Under this doctrine, which primarily recognizes the establishment of a single executive, “all executive and administrative organizations are adjuncts of the Executive Department; the heads of the various executive departments are assistants and agents of the Chief Executive; and, except in cases where the Chief Executive is required by the Constitution or law to act in person or the exigencies of the situation demand that he act personally, the multifarious executive and administrative functions of the Chief Executive are performed by and through the executive departments, and the acts of the secretaries of such departments, performed and promulgated in the regular course of business, are, unless disapproved or reprobated by the Chief Executive, presumptively the acts of the Chief Executive.” The CA cannot be deemed to have committed any error in upholding the Office of the President’s reliance on the Memorandum Circular as it merely interpreted and applied the law as it should be.”

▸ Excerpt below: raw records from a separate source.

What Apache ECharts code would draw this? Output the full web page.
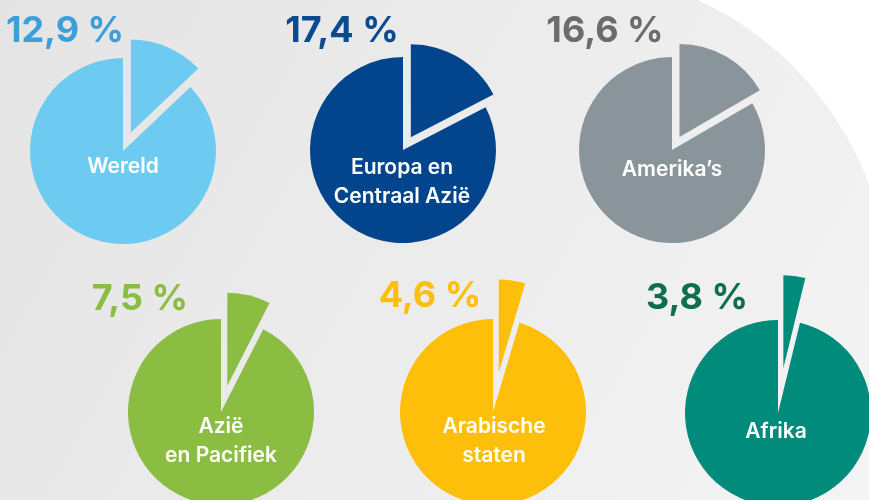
<!DOCTYPE html>
<html>
<head>
<meta charset="utf-8">
<script src="https://cdn.jsdelivr.net/npm/echarts@6/dist/echarts.min.js"></script>
<style>
  html, body { margin: 0; padding: 0; background: #fff; }
  #chart { width: 869px; height: 500px; }
</style>
</head>
<body>
<div id="chart"></div>
<script>
// regio's en aandeel (%)
const regions = ['Wereld', 'Europa en\nCentraal Azië', 'Amerika\u2019s', 'Azië\nen Pacifiek', 'Arabische\nstaten', 'Afrika']
const shares = [12.9, 17.4, 16.6, 7.5, 4.6, 3.8]
const pieColors = ['#6dcaf1', '#02458c', '#8a959b', '#8bbd43', '#fdbf0a', '#008b7b']
const pctColors = ['#3d9fd9', '#0a4a8e', '#6b6c6e', '#8bbd43', '#fcc00b', '#0d6f4f']

// layout per taartje
const centers = [[123, 151], [403, 150], [672, 150], [221, 412], [493, 412], [778, 413]]
const offsets = [20, 15, 15, 27, 40, 45]
const pctPos = [[65, 31], [342, 31], [605, 31], [140, 299], [430, 296], [697, 298]]
const namePos = [[123, 167], [402, 182], [672, 170], [221, 441], [494, 441], [776, 432]]
const R = 93

const chart = echarts.init(document.getElementById('chart'))

const fmt = v => v.toFixed(1).replace('.', ',') + ' %'

const series = shares.map((v, i) => ({
  type: 'pie',
  center: centers[i],
  radius: R,
  startAngle: 90,
  clockwise: true,
  selectedMode: 'single',
  selectedOffset: offsets[i],
  silent: true,
  label: { show: false },
  labelLine: { show: false },
  itemStyle: { color: pieColors[i], borderWidth: 0 },
  emphasis: { disabled: true },
  data: [
    { value: v, name: regions[i] + ' aandeel', selected: true },
    { value: 100 - v, name: regions[i] }
  ]
}))

// lichtgrijze achtergrond met boog rechtsboven
const bgPoints = [[0, 0]]
const a0 = Math.atan2(0 - 300, 697.5 - 560)
const a1 = Math.atan2(184.2 - 300, 869 - 560)
for (let k = 0; k <= 40; k++) {
  const a = a0 + (a1 - a0) * k / 40
  bgPoints.push([560 + 330 * Math.cos(a), 300 + 330 * Math.sin(a)])
}
bgPoints.push([869, 500], [0, 500])

const graphics = [
  {
    type: 'polygon',
    z: -10,
    silent: true,
    shape: { points: bgPoints },
    style: {
      fill: {
        type: 'linear', x: 0, y: 0, x2: 869, y2: 500, global: true,
        colorStops: [
          { offset: 0, color: '#e5e4e5' },
          { offset: 1, color: '#f4f4f4' }
        ]
      }
    }
  }
]

shares.forEach((v, i) => {
  graphics.push({
    type: 'text',
    x: pctPos[i][0],
    y: pctPos[i][1],
    z: 10,
    silent: true,
    style: {
      text: fmt(v),
      align: 'center',
      verticalAlign: 'middle',
      fill: pctColors[i],
      font: '700 36px Inter'
    }
  })
  graphics.push({
    type: 'text',
    x: namePos[i][0],
    y: namePos[i][1],
    z: 10,
    silent: true,
    style: {
      text: regions[i],
      align: 'center',
      verticalAlign: 'middle',
      fill: '#ffffff',
      font: '600 21px Inter',
      lineHeight: 29
    }
  })
})

chart.setOption({
  animation: false,
  backgroundColor: '#ffffff',
  graphic: graphics,
  series: series
})
</script>
</body>
</html>
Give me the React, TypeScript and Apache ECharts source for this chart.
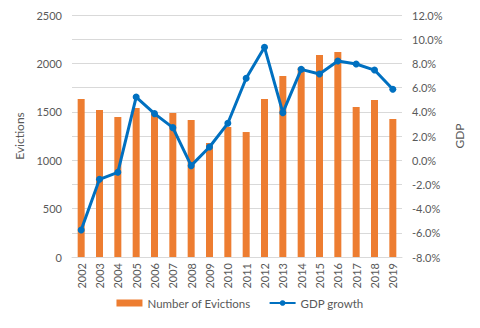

. . . the President himself set the limits of his power to review decisions/orders/resolutions of the Secretary of Justice in order to expedite the disposition of cases. Petitioner’s argument that the Memorandum Circular unduly expands the power of the Secretary of Justice to the extent of rendering even the Chief Executive helpless to rectify whatever errors or abuses the former may commit in the exercise of his discretion is purely speculative to say the least. Petitioner cannot second- guess the President’s power and the President’s own judgment to delegate whatever it is he deems necessary to delegate in order to achieve proper and speedy administration of justice, especially that such delegation is upon a cabinet secretary – his own alter ego.
The Supreme Court observed that the President cannot delegate certain of her powers:
. . . the power of the President to delegate is not without limits. No less than the Constitution provides for restrictions. . .

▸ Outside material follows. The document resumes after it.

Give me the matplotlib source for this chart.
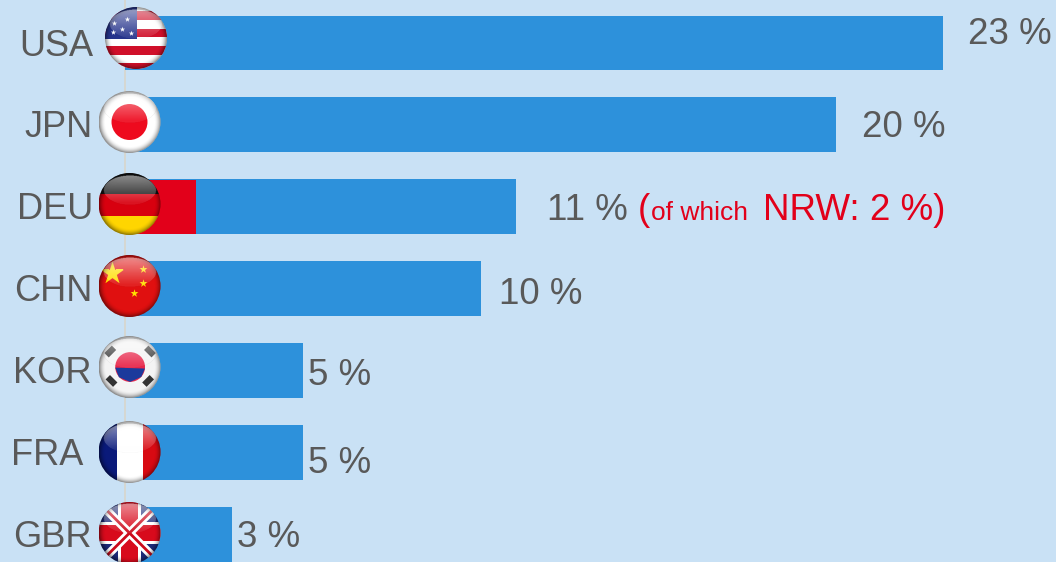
import numpy as np
from matplotlib import pyplot as plt
from matplotlib.patches import Circle, Rectangle, Polygon

plt.rcParams['font.family'] = ['Liberation Sans', 'DejaVu Sans']

W, H = 1056, 562

countries = ['USA', 'JPN', 'DEU', 'CHN', 'KOR', 'FRA', 'GBR']
shares = [23, 20, 11, 10, 5, 5, 3]
nrw_share = 2

BG = '#c9e1f5'
BLUE = '#2d91db'
RED = '#e2001a'
GREY = '#595959'

# label tweaks in pixels, the original has them placed by hand
value_dx = [25, 26, 31, 18, 5, 5, 5]
value_dy = [9, -3, -4, -6, -5, -11, -3]
name_right = [93, 93, 93, 93, 92, 83, 92]
flag_cx = [136, 129.5, 129.5, 129.5, 129.5, 129.5, 129.5]
flag_cy = [38, 122, 204, 286, 367, 452, 533]
FLAG_R = 31


def rect(ax, x0, y0, x1, y1, col):
    return ax.add_patch(Rectangle((x0, y0), x1 - x0, y1 - y0, fc=col, ec='none'))


def flag_usa(ax):
    rect(ax, -1, -1, 1, 1, 'white')
    for y in np.arange(-1.1, 1.0, 0.56):
        rect(ax, -1, y, 1, y + 0.28, '#d0102a')
    rect(ax, -1, -0.02, 0.02, 1, '#26348c')
    ax.scatter([-0.7, -0.3, -0.75, -0.45, -0.15], [0.5, 0.6, 0.2, 0.28, 0.15],
               marker='*', s=16, c='white', lw=0)


def flag_jpn(ax):
    rect(ax, -1, -1, 1, 1, 'white')
    ax.add_patch(Circle((0, 0), 0.58, fc='#ee0a1e', ec='none'))


def flag_deu(ax):
    rect(ax, -1, 0.32, 1, 1, '#111111')
    rect(ax, -1, -0.38, 1, 0.32, '#d8000f')
    rect(ax, -1, -1, 1, -0.38, '#ffd500')


def flag_chn(ax):
    rect(ax, -1, -1, 1, 1, '#e01010')
    ax.scatter([-0.58], [0.42], marker='*', s=300, c='#ffe000', lw=0)
    ax.scatter([0.45, 0.45, 0.16], [0.54, 0.09, -0.24], marker='*', s=36, c='#ffe000', lw=0)


def flag_kor(ax):
    rect(ax, -1, -1, 1, 1, '#f4f4f4')
    ax.add_patch(Circle((0.02, 0), 0.48, fc='#e8264a', ec='none'))
    ax.add_patch(Polygon([(-0.46, -0.02), (0.5, -0.05), (0.38, -0.32), (0.02, -0.48), (-0.34, -0.33)],
                         fc='#1c3a9c', ec='none'))
    for x, y, ang in [(-0.62, 0.5, 45), (0.66, 0.5, -45), (-0.58, -0.45, -45), (0.6, -0.45, 45)]:
        ax.add_patch(Rectangle((x - 0.17, y - 0.1), 0.34, 0.2, angle=ang, rotation_point='center',
                               fc='#333333', ec='none'))


def flag_fra(ax):
    rect(ax, -1, -1, -0.41, 1, '#0a1a7a')
    rect(ax, -0.41, -1, 0.45, 1, 'white')
    rect(ax, 0.45, -1, 1, 1, '#d80a12')


def flag_gbr(ax):
    rect(ax, -1, -1, 1, 1, '#1c2a78')
    ax.plot([-1, 1], [-1, 1], c='white', lw=6, solid_capstyle='butt')
    ax.plot([-1, 1], [1, -1], c='white', lw=6, solid_capstyle='butt')
    ax.plot([-1, 1], [-1, 1], c='#cc0a1c', lw=2, solid_capstyle='butt')
    ax.plot([-1, 1], [1, -1], c='#cc0a1c', lw=2, solid_capstyle='butt')
    rect(ax, -0.37, -1, 0.37, 1, 'white')
    rect(ax, -1, -0.37, 1, 0.37, 'white')
    rect(ax, -0.27, -1, 0.27, 1, '#d80a1c')
    rect(ax, -1, -0.27, 1, 0.27, '#d80a1c')


flags = [flag_usa, flag_jpn, flag_deu, flag_chn, flag_kor, flag_fra, flag_gbr]


def gloss():
    # dark rim, soft white highlight on the top half
    g = np.linspace(-1, 1, 160)
    xx, yy = np.meshgrid(g, g)
    rr = np.sqrt(xx**2 + yy**2)
    img = np.zeros((160, 160, 4))
    rim = np.clip((rr - 0.78) / 0.22, 0, 1)**2 * 0.45
    top = ((xx / 0.85)**2 + ((yy - 0.45) / 0.48)**2 < 1) * (0.08 + 0.5 * np.clip((yy - 0.05), 0, 1))
    alpha = 1 - (1 - rim) * (1 - top)
    img[..., :3] = (top / np.maximum(alpha, 1e-6))[..., None]
    img[..., 3] = alpha
    return img


fig = plt.figure(figsize=(W / 100, H / 100), dpi=100, facecolor=BG)
ax = fig.add_axes([0, 0, 1, 1])
ax.set_facecolor(BG)

pos = np.arange(len(countries))
px_per_unit = 818 / 23
row = 81.9
ax.set_xlim(-125 / px_per_unit, (W - 125) / px_per_unit)
ax.set_ylim((H - 43) / row, -43 / row)
ax.axvline(0, color='#d8d6cc', lw=1.2, zorder=1)
ax.barh(pos, shares, height=0.67, color=BLUE, zorder=2)
ax.barh(2, nrw_share, height=0.66, color=RED, zorder=3)
ax.axis('off')

for i, name in enumerate(countries):
    y_px = 43 + row * i
    fig.text(name_right[i] / W, 1 - (y_px + 3) / H, name, ha='right', va='center',
             fontsize=26, color=GREY)
    ax.annotate(f'{shares[i]} %', (shares[i], i), xytext=(value_dx[i], value_dy[i]),
                textcoords='offset pixels', ha='left', va='center', fontsize=26.5, color=GREY)

ax.annotate('(', (11, 2), xytext=(122, -4), textcoords='offset pixels', va='center',
            fontsize=26.5, color=RED)
ax.annotate('of which', (11, 2), xytext=(135, -6), textcoords='offset pixels', va='center',
            fontsize=19, color=RED)
ax.annotate('NRW: 2 %)', (11, 2), xytext=(247, -4), textcoords='offset pixels', va='center',
            fontsize=26.5, color=RED)

for i, draw in enumerate(flags):
    fa = fig.add_axes([(flag_cx[i] - FLAG_R) / W, 1 - (flag_cy[i] + FLAG_R) / H,
                       2 * FLAG_R / W, 2 * FLAG_R / H])
    fa.set_xlim(-1, 1)
    fa.set_ylim(-1, 1)
    fa.axis('off')
    draw(fa)
    fa.imshow(gloss(), extent=(-1, 1, -1, 1), origin='lower', zorder=10, aspect='auto')
    clip = Circle((0, 0), 1, transform=fa.transData)
    for art in fa.patches + fa.lines + fa.collections + fa.images:
        art.set_clip_path(clip)

fig.savefig('out.png', dpi=100, facecolor=BG)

These restrictions hold true to this day as they remain embodied in our fundamental law. There are certain presidential powers which arise out of exceptional circumstances, and if exercised, would involve the suspension of fundamental freedoms, or at least call for the supersedence of executive prerogatives over those exercised by co-equal branches of government. The declaration of martial law, the suspension of the writ of habeas corpus, and the exercise of the pardoning power, notwithstanding the judicial determination of guilt of the accused, all fall within this special class that demands the exclusive exercise by the President of the constitutionally vested power. The list is by no means exclusive, but there must be a showing that the executive power in question is of similar gravitas and exceptional import.
In the case at bar, the power of the President to review the Decision of the Secretary of Justice dealing with the preliminary investigation of cases cannot be considered as falling within the same exceptional class which cannot be delegated. Besides, the President has not fully abdicated his power of control as Memorandum Circular No. 58 allows an appeal if the imposable penalty is reclusion perpetua or higher. Certainly, it would be unreasonable to impose upon the President the task of reviewing all preliminary investigations decided by the Secretary of Justice. To do so will unduly hamper the other important duties of the President by having to scrutinize each and every decision of the Secretary of Justice notwithstanding the latter’s expertise in said matter.
Finally, the Court ruled that the memorandum circular do not deprive the President of her power of control:
Petitioner’s contention that Memorandum Circular No. 58 violates both the Constitution and Section 1, Chapter 1, Book III of EO No. 292, for depriving the President of his power of control over the executive departments deserves scant consideration. In the first place, Memorandum Circular No. 58 was promulgated by the Office of the President and it is settled that the acts of the secretaries of such departments, performed and promulgated in the regular course of business are, unless disapproved or reprobated by the Chief Executive, presumptively the acts of the Chief Executive. Memorandum Circular No. 58 has not been reprobated by the President; therefore, it goes without saying that the said Memorandum Circular has the approval of the President.